"Un immense gâchis" : le projet de contournement routier de Beynac-et-Cazenac définitivement enterré

Publié le 30 juin 2020 à 13h41, mis à jour le 30 juin 2020 à 14h19

Source : TF1 Info

PATRIMOINE - Le Conseil d'Etat, plus haute juridiction administrative, a jugé irrecevable le pourvoi du département de Dordogne, scellant la victoire des défenseurs de l’environnement et du patrimoine. Il n'y aura donc pas de contournement routier à Beynac-et-Cazenac.

"Quand les Périgourdins ont été consultés sur ce projet, par trois fois, ils l’ont rejeté. Donc le projet n’aurait jamais dû commencer." "On ne peut gaspiller l’argent comme ça en France." "Ils auraient dû trouver un terrain d’entente au lieu de se diviser pour arriver à ce résultat qui a gâché beaucoup d’années, d’énergie et d’argent." Le Conseil d'Etat a mis fin lundi à la saga judiciaire du contournement routier de Beynac-et-Cazenac (Dordogne), l'épilogue d'une querelle mêlant élus, riverains, écologistes et autres défenseurs du patrimoine.

Jugeant irrecevable le pourvoi du département, promoteur de ce projet qui divise les habitants depuis près de 30 ans, la plus haute juridiction administrative a estimé que les arguments avancés par son président, le socialiste Germinal Peiro, n'étaient pas admissibles. "C’est un énorme gâchis", commente au micro de TF1 le maire de Beynac-et-Cazenac, Serge Parre, qui y était favorable.

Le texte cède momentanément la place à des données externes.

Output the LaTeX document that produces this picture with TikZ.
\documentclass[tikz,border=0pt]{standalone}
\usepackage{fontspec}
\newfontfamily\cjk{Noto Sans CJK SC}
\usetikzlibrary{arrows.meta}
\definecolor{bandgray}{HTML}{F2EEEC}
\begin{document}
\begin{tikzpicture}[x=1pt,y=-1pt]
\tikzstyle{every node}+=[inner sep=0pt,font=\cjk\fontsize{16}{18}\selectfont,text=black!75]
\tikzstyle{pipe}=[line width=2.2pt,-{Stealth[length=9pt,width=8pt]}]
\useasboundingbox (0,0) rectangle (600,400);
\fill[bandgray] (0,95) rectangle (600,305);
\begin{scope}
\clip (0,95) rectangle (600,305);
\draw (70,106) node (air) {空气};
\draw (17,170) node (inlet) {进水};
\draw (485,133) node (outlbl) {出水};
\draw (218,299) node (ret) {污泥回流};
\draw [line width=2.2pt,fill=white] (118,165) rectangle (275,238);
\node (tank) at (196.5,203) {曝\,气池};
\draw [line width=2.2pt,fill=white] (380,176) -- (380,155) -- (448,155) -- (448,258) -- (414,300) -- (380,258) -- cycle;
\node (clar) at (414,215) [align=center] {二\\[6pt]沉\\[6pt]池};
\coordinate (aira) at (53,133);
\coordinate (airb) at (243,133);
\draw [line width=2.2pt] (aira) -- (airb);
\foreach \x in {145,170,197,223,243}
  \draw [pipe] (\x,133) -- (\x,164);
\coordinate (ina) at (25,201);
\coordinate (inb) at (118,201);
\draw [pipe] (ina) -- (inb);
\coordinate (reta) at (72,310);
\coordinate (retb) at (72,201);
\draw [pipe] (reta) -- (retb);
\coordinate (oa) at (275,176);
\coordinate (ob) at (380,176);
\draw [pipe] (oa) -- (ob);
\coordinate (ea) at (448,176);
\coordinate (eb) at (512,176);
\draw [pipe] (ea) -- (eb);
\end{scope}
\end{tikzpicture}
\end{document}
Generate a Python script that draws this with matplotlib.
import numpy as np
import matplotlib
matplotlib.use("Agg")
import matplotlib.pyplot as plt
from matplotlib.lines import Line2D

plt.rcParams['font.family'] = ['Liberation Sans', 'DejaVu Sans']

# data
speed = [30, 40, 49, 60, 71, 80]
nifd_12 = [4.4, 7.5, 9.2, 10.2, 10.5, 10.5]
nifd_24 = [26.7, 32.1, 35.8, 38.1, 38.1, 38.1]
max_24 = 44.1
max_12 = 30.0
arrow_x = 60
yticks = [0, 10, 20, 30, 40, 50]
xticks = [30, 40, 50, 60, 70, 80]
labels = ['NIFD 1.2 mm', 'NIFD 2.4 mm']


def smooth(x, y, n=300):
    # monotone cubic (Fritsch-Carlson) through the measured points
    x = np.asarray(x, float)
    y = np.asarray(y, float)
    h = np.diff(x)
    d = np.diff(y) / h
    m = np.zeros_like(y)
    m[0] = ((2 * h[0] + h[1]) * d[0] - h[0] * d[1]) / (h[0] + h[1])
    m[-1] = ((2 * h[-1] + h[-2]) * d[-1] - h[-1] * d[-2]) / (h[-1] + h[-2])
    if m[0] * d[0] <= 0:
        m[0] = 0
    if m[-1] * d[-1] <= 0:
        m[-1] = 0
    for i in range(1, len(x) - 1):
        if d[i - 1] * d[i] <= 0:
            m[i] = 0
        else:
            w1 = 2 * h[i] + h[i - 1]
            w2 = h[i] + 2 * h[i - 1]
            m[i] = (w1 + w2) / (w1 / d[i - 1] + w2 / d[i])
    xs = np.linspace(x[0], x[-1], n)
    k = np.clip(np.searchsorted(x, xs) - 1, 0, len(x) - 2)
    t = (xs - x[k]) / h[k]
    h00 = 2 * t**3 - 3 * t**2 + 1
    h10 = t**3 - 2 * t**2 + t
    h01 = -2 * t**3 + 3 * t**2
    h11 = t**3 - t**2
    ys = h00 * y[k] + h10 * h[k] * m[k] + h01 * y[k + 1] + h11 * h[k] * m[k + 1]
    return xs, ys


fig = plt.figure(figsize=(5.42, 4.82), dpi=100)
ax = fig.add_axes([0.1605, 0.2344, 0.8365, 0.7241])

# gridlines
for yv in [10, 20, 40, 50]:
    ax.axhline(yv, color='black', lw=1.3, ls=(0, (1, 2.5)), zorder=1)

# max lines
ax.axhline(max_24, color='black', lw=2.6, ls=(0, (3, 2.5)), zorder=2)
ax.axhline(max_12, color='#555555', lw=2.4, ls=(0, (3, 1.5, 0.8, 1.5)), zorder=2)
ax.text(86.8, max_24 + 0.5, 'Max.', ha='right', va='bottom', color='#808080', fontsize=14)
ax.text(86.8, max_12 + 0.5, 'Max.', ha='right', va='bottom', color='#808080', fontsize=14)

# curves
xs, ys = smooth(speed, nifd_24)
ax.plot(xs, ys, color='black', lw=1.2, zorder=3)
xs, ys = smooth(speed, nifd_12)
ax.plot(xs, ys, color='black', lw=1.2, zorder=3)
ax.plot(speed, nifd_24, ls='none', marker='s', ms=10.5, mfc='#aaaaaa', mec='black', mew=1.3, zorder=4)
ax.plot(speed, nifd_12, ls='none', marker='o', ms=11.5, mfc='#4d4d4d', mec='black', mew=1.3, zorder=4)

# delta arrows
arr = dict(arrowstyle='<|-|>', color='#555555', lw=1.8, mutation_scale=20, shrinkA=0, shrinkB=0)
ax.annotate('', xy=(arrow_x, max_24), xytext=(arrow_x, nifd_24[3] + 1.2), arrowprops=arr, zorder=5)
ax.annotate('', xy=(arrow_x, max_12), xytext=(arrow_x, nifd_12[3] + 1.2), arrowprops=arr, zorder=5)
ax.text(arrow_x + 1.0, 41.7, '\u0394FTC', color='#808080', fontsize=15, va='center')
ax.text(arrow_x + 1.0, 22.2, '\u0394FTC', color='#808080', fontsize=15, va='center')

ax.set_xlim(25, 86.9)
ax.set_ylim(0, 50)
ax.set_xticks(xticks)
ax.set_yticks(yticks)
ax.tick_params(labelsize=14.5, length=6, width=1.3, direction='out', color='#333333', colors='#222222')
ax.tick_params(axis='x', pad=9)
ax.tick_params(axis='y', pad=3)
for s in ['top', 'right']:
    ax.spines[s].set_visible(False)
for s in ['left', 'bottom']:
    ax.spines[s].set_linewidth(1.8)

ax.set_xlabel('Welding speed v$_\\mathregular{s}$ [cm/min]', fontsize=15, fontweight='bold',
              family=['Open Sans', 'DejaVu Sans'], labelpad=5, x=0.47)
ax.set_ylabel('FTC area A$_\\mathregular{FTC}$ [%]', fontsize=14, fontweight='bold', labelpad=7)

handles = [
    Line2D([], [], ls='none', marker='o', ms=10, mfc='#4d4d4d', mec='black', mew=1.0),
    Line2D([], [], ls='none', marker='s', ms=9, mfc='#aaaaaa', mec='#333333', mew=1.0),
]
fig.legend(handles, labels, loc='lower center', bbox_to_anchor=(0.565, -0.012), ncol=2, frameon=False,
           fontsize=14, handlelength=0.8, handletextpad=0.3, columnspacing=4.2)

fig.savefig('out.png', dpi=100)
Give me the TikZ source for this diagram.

Les constructions vont être démolies

Ce projet controversé de rocade de contournement de 3,2 km, pour un coût de 32 millions d'euros, devait permettre, selon ses promoteurs, de réduire la circulation routière dans un village touristique de 550 âmes, très fréquenté l'été et situé au pied d'une forteresse classée du XIIe. Les travaux avaient débuté en février 2018 avant d'être stoppés net un peu moins d'an plus tard, suite à un arrêt du Conseil d'Etat qui a suspendu l'arrêté préfectoral d'autorisation des travaux.

Ses opposants estimaient qu'il portait atteinte, dans un site classé Natura 2000 et "réserve de biosphère", à l'habitat de plus de 120 espèces - chiroptères, mammifères semi-aquatiques, reptiles ou amphibiens -, dont certaines protégées. Ils déploraient en outre son impact visuel à une vallée parsemée de châteaux historiques. Cela leur avait valu le soutien remarqué de Stéphane Bern. Le "monsieur patrimoine" d'Emmanuel Macron avait notamment dénoncé la destruction partielle d'un vestige gallo-romain, avec l'autorisation de la préfecture locale.

Comme l'avait décidé l'an dernier la cour d'appel administrative, les constructions déjà réalisées devront être démolies. La justice administrative avait estimé, en décembre dernier, que le projet ne répondait pas à une "raison impérative d’intérêt public majeur" et ne pouvait pas déroger à l'interdiction de porter atteinte à des espèces protégées et à leur habitat. Elle avait aussi jugé que des travaux de voirie effectués en 2017 à Beynac rendaient la déviation "moins utile". 

Un gâchis de plus de 40 millions d'euros

La décision du Conseil d’Etat vient donc sceller définitivement la victoire des opposants à ce projet. "Cet aboutissement est une victoire de la population qui, depuis 30 ans, refusait de voir la vallée de la Dordogne défigurée par la circulation routière. C'est aussi une excellente nouvelle pour l’économie touristique du Périgord", se réjouit Kléber Rossillon, l'un des principaux opposants, châtelain local et président d'honneur de l’association Patrimoine Environnement. 

"C'est un scandale absolu", fulmine de son côté Germinal Peiro. Le président du Conseil départemental déplore notamment la pollution atmosphérique et sonore d'un village qui voit passer certains jours d'été "jusqu'à 13.000 véhicules" ou le "gaspillage d'argent public" avec un coût estimé à "15 millions d'euros" pour la démolition en plus des "26 millions déjà dépensés". "L'Etat a décidé de suivre les arguments de quelques grandes fortunes de la vallée. Mais le peuple du Périgord va résister contre les seigneurs !", déplore-t-il.